Ementa: Direito Processual Civil. Conciliação. Negócio jurídico processual. Possibilidade de revogação. Procedimento dos Juizados. Irrecorribilidade. Frustração do fim do acordo
Palavras-chaves: Conciliação. Sentença homologatória. Descumprimento. Revogação. Frustração da finalidade do acordo.
A solução consensual dos conflitos é uma marca no processo civil. Um dos seus deveres processuais é tentar, a qualquer tempo, conciliar as partes (art. 125, IV do CPC). A conciliação surge, em diversas fases, no procedimento ordinário, sumário e sumariíssimo, onde ganhou maior repercussão, seja pela informalidade que preside este último rito, seja pela maior incidência prática da feitura de acordos.
Com efeito, um dos objetivos legais da criação dos Juizados Especiais é a conciliação, o processamento e o julgamento das causas de pequeno valor (art. 1º da Lei nº 9.099/95). Obtida a conciliação, o juiz homologará o acordo por sentença, da qual não cabe recurso (art. 41 da Lei nº 9.099/95). É a almejada celeridade processual refletida na lei.
No entanto, o prestígio que se deu à conciliação, negócio jurídico processual que põe termo ao processo, não pode fechar os olhos a manobras dolosas de uma das partes, que, ao descumprir o acordo homologado, pode retirar sua utilidade para a outra parte.
Muitas vezes, ao conciliar, o autor de uma pequena causa tem a intenção de abrir mão de parte do seu prejuízo em prol de uma solução rápida do litígio, principalmente quando se diz respeito a obrigações pecuniárias. Por outro lado, tempo é dinheiro. Quanto mais uma empresa posterga o pagamento de uma indenização, por exemplo, mais ela lucra, pois o tempo corrói o valor da dívida que, desatualizada, representa uma indenização menor.
Por essa razão, o descumprimento de um acordo pode resultar na frustração de seu fim para uma das partes. Por isso, deve-se sempre admitir, tendo em vista o caso concreto, a possibilidade de revogação do negócio, com base no dever processual de lealdade e boa-fé (art. 14, II do CPC), como forma de atingir o direito fundamental à tutela jurisdicional adequada.

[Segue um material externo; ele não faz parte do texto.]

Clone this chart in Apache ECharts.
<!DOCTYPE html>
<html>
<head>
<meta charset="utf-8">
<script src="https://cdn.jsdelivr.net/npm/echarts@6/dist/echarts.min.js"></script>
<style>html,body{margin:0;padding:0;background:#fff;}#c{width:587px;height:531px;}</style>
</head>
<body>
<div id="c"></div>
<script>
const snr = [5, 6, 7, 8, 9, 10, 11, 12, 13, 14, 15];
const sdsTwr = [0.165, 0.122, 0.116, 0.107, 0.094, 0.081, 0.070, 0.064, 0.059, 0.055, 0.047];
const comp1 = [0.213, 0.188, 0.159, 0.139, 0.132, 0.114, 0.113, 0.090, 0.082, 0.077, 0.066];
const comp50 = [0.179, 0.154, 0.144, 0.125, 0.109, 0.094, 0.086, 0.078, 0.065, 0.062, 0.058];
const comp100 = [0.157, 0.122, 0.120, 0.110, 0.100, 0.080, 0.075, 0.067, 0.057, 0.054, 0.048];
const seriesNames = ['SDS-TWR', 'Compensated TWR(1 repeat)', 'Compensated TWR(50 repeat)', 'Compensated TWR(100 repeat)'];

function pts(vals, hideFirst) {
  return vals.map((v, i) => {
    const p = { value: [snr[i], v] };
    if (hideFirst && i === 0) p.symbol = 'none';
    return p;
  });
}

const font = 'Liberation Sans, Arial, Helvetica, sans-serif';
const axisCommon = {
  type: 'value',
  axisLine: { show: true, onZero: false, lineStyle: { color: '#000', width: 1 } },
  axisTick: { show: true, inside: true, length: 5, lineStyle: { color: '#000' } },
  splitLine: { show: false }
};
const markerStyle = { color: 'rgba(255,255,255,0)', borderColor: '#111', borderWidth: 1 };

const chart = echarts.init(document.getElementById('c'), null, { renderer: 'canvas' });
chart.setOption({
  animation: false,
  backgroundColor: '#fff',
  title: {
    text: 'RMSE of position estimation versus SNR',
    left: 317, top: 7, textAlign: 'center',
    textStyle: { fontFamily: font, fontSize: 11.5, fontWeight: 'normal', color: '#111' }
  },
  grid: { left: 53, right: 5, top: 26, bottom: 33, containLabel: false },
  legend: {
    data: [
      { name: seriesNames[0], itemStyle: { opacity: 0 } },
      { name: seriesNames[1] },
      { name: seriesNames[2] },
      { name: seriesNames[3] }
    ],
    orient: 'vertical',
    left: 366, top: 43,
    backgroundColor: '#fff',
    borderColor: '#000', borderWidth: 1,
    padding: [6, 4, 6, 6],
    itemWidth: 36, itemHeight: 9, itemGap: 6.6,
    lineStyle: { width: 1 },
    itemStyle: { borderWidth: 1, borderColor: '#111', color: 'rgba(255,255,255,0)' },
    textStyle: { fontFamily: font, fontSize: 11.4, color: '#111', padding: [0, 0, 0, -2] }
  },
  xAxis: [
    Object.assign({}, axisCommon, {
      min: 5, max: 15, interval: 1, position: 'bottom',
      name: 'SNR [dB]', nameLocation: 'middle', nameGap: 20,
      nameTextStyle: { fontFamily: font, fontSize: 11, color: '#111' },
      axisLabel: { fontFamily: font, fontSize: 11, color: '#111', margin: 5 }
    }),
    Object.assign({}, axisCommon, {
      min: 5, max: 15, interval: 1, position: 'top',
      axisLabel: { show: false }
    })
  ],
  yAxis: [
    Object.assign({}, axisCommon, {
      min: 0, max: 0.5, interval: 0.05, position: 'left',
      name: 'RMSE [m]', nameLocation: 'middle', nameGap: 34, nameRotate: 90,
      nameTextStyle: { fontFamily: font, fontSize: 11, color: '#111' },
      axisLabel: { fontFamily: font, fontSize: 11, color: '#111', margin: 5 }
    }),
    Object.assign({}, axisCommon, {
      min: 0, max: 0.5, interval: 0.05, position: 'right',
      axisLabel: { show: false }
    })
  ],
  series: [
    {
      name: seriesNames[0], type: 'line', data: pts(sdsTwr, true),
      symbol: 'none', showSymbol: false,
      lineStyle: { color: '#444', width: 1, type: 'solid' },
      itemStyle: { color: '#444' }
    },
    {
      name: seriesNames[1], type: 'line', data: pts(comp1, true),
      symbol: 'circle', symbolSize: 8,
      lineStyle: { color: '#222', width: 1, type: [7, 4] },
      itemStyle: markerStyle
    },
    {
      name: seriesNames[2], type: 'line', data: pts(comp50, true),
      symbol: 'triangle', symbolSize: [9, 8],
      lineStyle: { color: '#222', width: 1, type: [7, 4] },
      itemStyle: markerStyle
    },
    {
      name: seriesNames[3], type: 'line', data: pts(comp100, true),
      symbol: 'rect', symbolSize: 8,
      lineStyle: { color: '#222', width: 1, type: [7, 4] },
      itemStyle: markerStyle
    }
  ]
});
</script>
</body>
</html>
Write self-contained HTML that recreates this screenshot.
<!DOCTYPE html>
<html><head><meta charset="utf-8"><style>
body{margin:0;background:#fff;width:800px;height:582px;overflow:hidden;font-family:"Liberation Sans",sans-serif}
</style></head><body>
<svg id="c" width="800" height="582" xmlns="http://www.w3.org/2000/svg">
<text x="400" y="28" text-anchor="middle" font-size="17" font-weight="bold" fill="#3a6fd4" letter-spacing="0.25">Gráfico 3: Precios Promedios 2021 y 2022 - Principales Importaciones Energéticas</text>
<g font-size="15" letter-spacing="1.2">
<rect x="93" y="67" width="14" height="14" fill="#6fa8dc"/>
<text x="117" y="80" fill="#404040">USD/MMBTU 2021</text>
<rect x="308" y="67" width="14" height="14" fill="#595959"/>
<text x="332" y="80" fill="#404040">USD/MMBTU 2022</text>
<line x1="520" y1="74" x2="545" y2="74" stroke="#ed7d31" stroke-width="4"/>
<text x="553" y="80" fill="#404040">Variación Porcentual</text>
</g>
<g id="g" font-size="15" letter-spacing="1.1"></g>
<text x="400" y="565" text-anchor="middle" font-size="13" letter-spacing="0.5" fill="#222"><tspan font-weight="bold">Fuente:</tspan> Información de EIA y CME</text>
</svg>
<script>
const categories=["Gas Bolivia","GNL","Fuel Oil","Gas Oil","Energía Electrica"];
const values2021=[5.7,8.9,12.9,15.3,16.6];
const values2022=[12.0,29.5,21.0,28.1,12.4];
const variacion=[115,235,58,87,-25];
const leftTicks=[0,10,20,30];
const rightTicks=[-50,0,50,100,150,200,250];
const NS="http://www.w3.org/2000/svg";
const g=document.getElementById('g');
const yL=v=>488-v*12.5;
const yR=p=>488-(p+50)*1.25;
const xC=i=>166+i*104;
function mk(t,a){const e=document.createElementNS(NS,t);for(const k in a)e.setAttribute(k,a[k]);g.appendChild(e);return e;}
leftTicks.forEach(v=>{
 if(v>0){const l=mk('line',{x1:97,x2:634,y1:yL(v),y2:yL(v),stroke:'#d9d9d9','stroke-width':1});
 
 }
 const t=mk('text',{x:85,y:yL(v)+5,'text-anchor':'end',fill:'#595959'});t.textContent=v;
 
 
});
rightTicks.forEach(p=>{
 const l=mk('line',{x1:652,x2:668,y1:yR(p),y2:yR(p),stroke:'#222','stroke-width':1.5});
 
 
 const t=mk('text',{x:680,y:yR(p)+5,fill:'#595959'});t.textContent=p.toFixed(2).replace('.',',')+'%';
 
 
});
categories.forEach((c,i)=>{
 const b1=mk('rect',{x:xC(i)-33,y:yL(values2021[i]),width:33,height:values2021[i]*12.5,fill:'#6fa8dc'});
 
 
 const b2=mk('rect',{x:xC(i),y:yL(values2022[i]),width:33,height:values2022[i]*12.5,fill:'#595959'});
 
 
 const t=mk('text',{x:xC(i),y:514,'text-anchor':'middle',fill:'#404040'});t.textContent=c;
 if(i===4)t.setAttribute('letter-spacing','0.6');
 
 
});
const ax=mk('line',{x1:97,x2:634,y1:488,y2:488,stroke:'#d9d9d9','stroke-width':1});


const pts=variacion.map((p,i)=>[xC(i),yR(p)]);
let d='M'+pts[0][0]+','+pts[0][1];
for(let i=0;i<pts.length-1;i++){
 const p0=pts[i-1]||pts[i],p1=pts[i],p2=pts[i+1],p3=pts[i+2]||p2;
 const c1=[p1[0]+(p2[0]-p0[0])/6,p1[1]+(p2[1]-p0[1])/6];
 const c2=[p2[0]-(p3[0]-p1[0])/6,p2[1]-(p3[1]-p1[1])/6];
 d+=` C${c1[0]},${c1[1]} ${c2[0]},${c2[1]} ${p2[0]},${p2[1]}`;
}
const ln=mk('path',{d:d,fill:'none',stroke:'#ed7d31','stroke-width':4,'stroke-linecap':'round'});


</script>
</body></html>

Segundo Cristiano Chaves de Farias e Nelson Rosenvald, “a frustração do fim do contrato nasceu na common Law, tendo como precedente os coronations cases. Na hipótese, sacadas e terraços foram locados com finalidade de os locatórios presenciarem a cerimônia de coroação do Reio Edward VII; todavia, houve o cancelamento do percurso das carruagens. Vê-se, pelo exemplo, que a prestação perdeu a razão de ser, haja vista a frustração do desiderato pretendido pelo contratante e conhecido pela outra parte.
De acordo com MARCOS HOPPENSTEDT, o fim do contrato é a realização dos interesses concretos das partes contratantes. Assim, a frustração do fim independe de descumprimento ou de qualquer outro comportamento das partes, bastando uma alteração superveniente do suporte fático do negócio jurídico (...)” (Direito civil. 2ª ed., Salvador: Ed. JusPodivm, 2012, p. 570, vol. 4).
Nesse sentido, está o Enunciado nº 166 do Conselho da Justiça Federal: “A frustração do fim do contrato como hipótese que não se confunde com a impossibilidade da prestação ou com a excessiva onerosidade, tem guarida no direito brasileiro pela aplicação do art. 421 do Código Civil”.
Assim, diante de circunstâncias supervenientes do caso concreto, onde o tempo se mostre um dos fatores que levou a parte a transigir, deve-se atentar que a execução do acordo homologado, no lugar de sua revogação, iria beneficiar tão-somente uma das partes, que, propositalmente, entra em mora.
Portanto, diante de acordos descumpridos, ante a frustração do fim do negócio jurídico, é possível à parte prejudicada pedir sua revogação ao mesmo Juízo que homologou a conciliação, em vez de executar o título, que deixa de ser tão interessante quanto nas circunstâncias iniciais.